Scientists are working on several strategies, ScienceNOW explains:
Many involve so-called selfish genes, strange stretches of naturally occurring DNA that have ways of spreading through populations in almost parasitic fashion. The idea is that these genes could be hitched to others that mess with the parasite's life cycle and make those spread as well.
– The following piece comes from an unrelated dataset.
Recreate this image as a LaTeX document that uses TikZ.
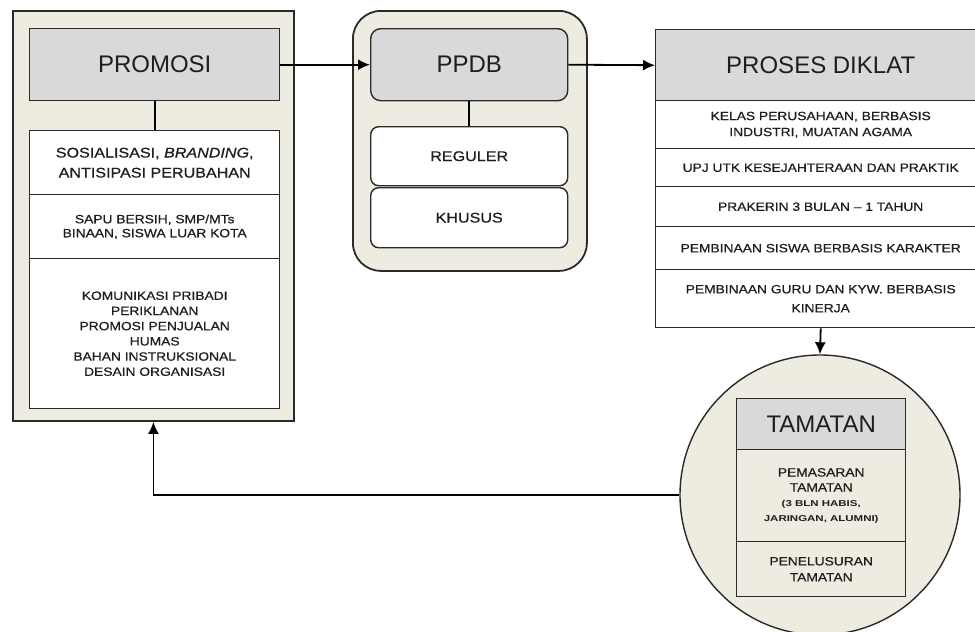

But although researchers have had some success in fruit flies, nobody has been able to get a gene drive system going in mosquitoes.
To that end, Andrea Crisanti from Imperial College London and colleagues have discovered a modified genetic element that can efficiently spread through caged populations of Anopheles gambiae (pictured), a key carrier of the malaria parasite, Plasmodium.
The genetic element – a homing endonuclease gene (HEG) called I-SceI – homes to a particular portion of the DNA, where it becomes integrated into the broken chromosome.
The process – a sequence-specific genetic drive – could be used to transmit a genetic manipulation through mosquitoes populations, affecting their ability to be malaria’s vector.
HEG is a selfish gene found in fungi, plants, and bacteria that can create a second copy of itself in individuals that have only one, ensuring all offspring have the gene as well.
- They bred a population of Anopheles mosquitoes that glowed in the dark with a green fluorescent gene.
- Then they released into their cages small numbers of mosquitoes with an HEG designed specifically to break up the fluorescent gene in sperm cells and insert itself into that same place on the chromosome (to ensure its dissemination into successive generations).
- To monitor the spread of HEG, they counted the number of glowing green mosquitoes in each generation.
- The cages quickly grew darker over time, as the team observed rapid invasion and persistence of I-SceI through several generations of caged mosquitoes.
In fact, if just 1% of the mosquitoes had HEG at the start of the experiment, approximately 60% would 12 generations later.
The next step, Crisanti says, is to make HEG break up a gene crucial for malaria transmission. It could be an odor-recognition gene that helps the mosquito find its host or one that the malaria parasite needs to enter the mosquito's salivary glands. The team already has 10 to 15 candidates.
The study was published in Nature yesterday.